Exercise requirements ▸
Beneath this line sits some data. Return only its lines from the one holding "Convert this chart" through the one holding "import * as", inclusive, exactly, with the images removed.

____________

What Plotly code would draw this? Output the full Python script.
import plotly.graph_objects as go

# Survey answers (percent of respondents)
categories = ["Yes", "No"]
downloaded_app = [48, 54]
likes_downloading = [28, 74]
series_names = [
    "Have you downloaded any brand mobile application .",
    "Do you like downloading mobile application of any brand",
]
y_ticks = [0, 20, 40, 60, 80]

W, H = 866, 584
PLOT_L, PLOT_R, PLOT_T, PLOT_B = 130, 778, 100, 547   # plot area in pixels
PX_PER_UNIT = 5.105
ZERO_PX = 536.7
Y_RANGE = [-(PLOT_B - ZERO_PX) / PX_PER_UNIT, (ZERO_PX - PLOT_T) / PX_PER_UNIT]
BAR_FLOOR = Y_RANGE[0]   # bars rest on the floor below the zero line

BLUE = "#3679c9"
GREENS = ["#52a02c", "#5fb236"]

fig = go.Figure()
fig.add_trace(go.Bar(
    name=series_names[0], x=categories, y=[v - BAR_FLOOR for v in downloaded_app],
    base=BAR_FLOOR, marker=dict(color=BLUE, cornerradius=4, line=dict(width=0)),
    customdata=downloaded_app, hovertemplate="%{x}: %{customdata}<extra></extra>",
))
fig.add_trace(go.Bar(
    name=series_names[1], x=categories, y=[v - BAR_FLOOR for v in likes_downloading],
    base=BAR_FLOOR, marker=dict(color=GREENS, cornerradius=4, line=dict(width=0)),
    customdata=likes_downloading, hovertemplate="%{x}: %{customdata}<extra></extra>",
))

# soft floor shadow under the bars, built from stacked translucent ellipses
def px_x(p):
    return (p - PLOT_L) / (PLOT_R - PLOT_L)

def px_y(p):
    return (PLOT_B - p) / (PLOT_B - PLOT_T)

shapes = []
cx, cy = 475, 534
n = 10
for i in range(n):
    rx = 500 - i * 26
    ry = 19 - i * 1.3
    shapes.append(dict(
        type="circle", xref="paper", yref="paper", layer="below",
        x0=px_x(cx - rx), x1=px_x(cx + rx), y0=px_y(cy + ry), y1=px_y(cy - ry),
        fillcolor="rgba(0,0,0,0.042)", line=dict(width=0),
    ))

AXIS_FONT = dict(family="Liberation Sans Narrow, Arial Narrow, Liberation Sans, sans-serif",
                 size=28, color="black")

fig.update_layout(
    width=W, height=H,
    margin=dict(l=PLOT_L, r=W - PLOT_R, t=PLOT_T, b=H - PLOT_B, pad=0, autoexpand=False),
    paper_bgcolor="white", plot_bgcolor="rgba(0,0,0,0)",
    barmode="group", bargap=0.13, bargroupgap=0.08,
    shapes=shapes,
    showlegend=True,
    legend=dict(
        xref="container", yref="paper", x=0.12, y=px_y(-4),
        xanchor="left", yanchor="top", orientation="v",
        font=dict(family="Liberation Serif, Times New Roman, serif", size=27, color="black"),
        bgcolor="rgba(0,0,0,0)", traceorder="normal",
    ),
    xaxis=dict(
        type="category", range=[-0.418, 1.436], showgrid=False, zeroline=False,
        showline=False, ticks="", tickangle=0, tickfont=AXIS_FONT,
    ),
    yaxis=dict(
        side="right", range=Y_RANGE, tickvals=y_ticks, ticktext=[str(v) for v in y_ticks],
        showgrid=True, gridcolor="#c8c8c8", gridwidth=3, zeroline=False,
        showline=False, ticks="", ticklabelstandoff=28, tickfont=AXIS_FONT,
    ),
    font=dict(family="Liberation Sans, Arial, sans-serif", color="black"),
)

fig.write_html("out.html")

____________

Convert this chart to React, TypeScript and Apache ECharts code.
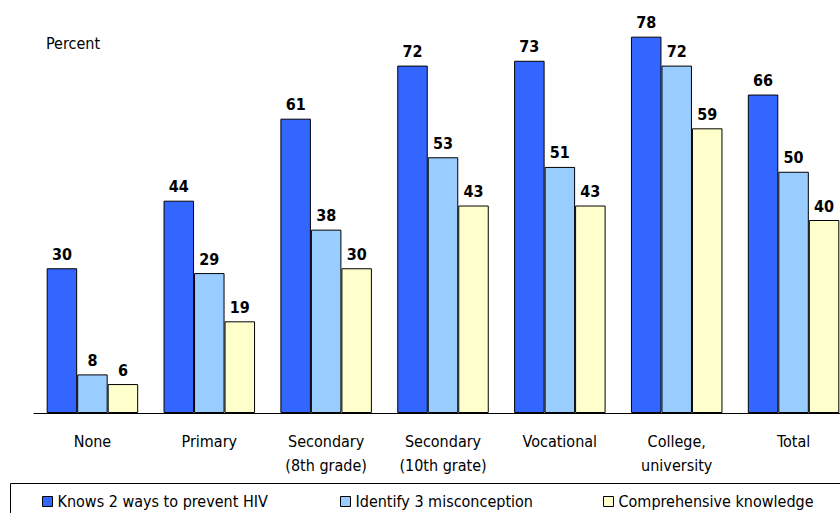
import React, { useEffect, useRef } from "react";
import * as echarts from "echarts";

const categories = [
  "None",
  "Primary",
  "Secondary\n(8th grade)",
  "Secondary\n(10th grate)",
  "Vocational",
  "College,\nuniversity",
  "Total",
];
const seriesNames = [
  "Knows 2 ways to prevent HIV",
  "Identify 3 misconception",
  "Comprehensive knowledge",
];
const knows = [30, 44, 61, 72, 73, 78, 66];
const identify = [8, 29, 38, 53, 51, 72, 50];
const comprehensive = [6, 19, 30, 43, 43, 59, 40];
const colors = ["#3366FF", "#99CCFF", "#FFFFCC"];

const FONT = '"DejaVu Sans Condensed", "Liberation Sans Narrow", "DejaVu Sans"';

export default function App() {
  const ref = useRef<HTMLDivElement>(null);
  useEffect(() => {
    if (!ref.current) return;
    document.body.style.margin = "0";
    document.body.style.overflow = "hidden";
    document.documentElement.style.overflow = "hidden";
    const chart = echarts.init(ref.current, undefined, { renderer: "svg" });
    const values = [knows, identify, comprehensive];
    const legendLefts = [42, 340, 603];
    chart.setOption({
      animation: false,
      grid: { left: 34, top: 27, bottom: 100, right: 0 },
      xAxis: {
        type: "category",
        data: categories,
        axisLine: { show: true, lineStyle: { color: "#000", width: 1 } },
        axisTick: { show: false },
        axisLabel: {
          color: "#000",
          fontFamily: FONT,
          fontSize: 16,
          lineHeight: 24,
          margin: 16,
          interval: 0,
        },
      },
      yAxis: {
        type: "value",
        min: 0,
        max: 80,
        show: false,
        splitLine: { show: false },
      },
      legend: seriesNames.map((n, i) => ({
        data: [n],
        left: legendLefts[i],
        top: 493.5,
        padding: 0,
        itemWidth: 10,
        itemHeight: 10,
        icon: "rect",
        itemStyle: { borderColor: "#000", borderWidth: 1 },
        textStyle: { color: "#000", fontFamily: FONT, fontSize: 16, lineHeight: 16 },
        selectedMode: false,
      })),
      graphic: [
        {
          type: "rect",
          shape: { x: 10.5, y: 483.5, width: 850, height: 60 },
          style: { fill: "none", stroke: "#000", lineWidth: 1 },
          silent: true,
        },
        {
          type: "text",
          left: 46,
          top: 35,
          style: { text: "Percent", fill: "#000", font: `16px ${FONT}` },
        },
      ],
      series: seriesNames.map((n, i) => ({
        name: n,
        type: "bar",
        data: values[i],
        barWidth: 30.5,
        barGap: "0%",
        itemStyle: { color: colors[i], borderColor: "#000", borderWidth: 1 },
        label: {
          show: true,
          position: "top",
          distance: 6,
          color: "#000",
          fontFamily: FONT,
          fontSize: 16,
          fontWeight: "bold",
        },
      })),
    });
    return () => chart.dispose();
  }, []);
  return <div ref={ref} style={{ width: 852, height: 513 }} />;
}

____________

Solution ▸
Convert this chart to React, TypeScript and Apache ECharts code.
import React, { useEffect, useRef } from "react";
import * as echarts from "echarts";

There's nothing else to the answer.